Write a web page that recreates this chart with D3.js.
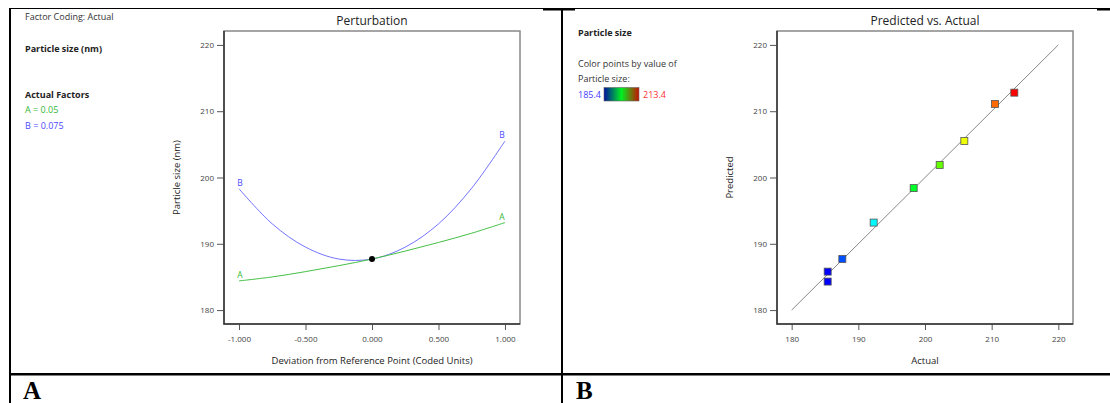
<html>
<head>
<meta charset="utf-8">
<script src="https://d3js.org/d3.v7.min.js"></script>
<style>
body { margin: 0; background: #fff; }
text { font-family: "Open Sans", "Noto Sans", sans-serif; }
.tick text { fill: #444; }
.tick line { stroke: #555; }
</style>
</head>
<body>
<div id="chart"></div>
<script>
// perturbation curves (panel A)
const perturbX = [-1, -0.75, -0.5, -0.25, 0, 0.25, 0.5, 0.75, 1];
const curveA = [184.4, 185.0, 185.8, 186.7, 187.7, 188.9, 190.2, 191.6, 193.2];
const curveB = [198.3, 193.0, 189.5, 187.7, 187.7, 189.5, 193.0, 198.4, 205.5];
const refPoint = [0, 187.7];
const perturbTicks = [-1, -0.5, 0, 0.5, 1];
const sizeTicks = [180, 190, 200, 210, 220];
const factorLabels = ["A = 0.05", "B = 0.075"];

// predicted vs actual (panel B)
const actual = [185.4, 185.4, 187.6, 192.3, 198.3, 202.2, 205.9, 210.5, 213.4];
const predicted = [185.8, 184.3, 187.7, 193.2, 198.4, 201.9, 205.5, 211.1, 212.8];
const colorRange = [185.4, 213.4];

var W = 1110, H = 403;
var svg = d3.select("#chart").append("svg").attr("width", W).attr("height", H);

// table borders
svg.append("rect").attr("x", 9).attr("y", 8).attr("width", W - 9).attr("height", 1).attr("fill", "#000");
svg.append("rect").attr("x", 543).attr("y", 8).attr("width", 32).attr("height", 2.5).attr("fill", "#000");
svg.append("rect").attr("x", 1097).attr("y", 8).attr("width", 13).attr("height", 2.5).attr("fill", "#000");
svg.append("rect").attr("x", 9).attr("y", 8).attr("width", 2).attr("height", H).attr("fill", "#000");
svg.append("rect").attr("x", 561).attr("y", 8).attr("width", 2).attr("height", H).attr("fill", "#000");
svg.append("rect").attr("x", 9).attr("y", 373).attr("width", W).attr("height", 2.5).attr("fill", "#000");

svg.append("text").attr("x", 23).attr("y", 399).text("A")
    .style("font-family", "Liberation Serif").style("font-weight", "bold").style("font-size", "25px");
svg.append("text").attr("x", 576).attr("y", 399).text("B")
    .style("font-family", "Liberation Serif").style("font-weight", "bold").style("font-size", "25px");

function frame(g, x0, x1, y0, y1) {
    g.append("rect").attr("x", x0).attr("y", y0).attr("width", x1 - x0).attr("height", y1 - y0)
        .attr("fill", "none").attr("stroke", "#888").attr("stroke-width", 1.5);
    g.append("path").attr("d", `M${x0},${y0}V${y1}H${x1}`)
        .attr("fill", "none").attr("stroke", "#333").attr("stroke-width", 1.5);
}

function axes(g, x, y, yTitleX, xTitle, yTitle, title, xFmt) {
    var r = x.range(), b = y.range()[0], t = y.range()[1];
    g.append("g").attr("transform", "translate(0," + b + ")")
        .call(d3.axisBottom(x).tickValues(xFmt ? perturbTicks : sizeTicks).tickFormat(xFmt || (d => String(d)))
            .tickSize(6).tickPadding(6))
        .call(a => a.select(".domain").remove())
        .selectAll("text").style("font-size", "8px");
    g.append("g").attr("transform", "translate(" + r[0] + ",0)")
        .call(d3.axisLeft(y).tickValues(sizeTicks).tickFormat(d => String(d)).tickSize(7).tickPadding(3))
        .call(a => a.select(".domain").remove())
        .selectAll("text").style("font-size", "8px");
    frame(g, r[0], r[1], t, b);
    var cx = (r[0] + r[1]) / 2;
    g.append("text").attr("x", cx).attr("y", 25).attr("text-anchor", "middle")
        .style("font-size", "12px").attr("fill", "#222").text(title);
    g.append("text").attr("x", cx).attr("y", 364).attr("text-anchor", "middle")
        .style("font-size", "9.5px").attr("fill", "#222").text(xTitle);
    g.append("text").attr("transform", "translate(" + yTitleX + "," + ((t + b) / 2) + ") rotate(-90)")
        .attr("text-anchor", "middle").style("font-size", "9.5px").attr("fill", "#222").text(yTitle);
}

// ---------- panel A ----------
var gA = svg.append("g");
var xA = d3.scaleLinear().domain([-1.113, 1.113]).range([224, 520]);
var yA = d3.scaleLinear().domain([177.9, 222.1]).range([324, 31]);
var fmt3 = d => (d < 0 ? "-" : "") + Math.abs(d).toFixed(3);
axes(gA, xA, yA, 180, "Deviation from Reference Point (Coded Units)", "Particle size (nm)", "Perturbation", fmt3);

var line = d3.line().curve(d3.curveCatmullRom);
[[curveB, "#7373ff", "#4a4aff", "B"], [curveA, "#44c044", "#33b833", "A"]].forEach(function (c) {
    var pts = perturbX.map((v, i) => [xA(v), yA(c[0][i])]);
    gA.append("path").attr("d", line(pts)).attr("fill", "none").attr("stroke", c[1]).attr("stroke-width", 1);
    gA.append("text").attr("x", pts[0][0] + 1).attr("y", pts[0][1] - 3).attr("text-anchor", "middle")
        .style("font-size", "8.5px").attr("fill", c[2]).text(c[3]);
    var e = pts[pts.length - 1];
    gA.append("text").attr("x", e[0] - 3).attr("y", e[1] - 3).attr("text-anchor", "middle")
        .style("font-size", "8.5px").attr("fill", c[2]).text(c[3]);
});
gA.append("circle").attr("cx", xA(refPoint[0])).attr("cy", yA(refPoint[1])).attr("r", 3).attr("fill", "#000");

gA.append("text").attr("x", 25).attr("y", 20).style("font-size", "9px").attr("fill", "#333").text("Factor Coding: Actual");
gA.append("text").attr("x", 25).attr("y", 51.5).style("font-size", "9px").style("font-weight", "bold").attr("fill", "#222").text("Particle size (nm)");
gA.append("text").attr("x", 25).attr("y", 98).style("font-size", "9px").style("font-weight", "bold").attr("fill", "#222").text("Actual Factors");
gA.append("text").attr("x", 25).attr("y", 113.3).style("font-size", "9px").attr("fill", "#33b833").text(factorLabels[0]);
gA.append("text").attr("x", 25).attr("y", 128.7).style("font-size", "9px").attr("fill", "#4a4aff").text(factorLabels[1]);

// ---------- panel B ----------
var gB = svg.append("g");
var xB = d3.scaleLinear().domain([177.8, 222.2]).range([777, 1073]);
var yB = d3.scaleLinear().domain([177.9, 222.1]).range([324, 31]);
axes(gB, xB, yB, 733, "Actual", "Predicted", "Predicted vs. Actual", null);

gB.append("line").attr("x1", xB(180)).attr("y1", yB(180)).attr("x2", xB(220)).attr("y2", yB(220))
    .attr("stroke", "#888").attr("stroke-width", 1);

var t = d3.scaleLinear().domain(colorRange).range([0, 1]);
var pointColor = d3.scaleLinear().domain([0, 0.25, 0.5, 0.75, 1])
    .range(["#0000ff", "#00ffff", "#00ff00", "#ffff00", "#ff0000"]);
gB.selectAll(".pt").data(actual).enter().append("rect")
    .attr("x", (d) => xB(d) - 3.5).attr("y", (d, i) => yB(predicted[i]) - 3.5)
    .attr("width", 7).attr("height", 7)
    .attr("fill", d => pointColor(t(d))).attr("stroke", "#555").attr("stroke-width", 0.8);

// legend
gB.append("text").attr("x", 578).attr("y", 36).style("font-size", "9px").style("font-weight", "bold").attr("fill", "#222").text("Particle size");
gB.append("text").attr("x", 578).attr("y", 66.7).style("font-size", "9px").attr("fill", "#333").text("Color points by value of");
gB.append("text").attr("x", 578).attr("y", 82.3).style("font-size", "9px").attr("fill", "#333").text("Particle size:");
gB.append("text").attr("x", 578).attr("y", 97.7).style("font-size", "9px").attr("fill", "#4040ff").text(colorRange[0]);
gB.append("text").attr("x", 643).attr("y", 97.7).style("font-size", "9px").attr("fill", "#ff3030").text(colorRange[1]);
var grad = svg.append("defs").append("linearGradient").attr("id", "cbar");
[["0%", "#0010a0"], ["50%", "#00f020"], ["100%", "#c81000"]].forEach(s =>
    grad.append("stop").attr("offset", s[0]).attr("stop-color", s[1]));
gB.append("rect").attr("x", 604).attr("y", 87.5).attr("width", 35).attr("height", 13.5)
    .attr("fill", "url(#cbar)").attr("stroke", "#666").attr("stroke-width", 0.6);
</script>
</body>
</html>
————————
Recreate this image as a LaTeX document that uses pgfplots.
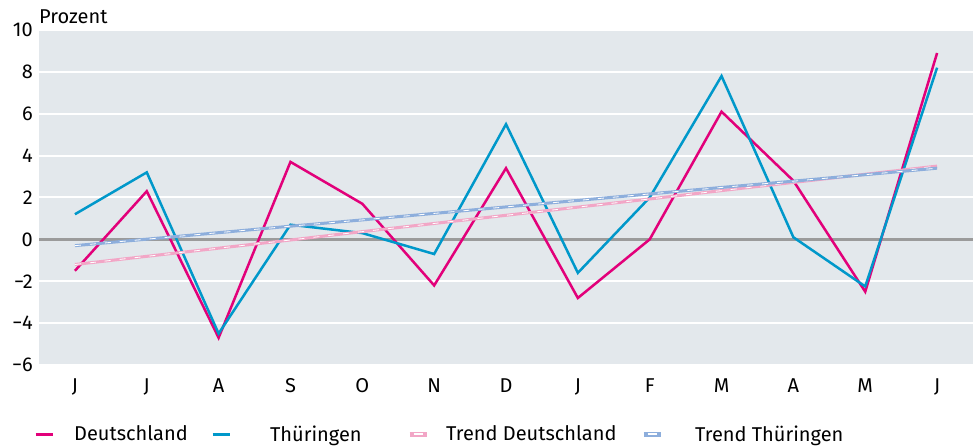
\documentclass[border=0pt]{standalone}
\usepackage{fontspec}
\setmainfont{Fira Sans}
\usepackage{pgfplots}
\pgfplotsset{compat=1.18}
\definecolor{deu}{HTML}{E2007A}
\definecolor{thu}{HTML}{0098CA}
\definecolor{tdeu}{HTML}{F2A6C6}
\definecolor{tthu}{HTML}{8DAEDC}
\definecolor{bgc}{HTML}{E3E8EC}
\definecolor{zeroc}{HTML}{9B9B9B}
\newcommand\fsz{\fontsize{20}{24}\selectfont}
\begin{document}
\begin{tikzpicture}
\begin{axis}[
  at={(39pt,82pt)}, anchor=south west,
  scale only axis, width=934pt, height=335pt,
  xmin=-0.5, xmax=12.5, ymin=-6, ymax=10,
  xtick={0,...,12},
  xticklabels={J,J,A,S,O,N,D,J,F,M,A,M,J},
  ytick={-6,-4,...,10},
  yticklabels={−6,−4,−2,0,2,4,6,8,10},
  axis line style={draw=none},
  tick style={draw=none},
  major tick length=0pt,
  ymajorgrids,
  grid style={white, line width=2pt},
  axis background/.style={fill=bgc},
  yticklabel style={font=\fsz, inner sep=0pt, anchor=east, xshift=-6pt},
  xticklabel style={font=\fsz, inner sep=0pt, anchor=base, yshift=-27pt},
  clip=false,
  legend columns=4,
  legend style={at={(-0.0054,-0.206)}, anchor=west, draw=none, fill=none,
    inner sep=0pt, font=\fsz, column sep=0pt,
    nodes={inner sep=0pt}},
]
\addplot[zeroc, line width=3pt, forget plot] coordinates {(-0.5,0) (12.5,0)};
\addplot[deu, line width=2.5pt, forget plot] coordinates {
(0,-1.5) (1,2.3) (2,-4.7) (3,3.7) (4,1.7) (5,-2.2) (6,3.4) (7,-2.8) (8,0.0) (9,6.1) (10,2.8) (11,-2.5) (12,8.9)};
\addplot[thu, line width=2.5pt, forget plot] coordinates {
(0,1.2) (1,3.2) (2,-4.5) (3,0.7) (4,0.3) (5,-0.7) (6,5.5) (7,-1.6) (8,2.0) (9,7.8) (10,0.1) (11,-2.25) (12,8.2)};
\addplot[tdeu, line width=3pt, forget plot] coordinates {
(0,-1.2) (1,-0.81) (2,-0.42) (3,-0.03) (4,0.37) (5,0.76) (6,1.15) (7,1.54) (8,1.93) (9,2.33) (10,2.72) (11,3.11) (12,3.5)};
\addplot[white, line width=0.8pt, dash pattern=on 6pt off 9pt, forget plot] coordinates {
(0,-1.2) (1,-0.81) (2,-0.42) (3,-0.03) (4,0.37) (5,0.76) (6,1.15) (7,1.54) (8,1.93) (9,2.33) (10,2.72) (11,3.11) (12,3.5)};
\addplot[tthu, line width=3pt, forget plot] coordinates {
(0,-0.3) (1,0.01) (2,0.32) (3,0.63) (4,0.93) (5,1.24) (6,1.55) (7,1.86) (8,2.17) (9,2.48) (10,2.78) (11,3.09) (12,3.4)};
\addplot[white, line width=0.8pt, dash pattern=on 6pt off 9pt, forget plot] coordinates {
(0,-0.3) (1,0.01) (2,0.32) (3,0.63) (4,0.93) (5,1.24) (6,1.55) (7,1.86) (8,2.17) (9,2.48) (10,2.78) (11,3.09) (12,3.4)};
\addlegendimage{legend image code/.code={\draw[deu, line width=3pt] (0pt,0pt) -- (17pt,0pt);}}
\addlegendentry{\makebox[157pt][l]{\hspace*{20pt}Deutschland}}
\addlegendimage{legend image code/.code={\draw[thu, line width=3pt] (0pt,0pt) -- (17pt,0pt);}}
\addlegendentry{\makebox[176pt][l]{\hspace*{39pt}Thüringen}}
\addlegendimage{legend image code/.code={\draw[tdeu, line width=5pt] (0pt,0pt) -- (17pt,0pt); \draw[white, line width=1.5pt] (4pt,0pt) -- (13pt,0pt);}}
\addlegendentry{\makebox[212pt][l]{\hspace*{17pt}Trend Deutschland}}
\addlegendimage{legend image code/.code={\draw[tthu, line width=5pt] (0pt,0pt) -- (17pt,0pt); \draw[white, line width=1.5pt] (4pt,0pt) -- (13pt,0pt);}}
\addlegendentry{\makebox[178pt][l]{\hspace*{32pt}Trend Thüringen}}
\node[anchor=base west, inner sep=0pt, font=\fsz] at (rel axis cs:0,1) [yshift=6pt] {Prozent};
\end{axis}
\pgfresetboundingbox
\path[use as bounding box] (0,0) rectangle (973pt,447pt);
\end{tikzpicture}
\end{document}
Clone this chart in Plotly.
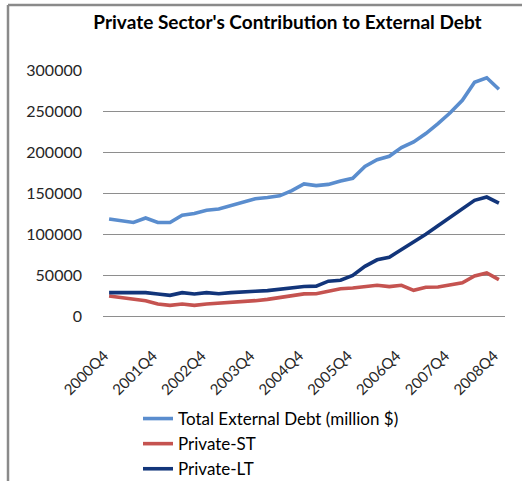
————————
> JOB
Report how many lines in the records above contain the word "chart", giving only the number.

> RESPONSE
4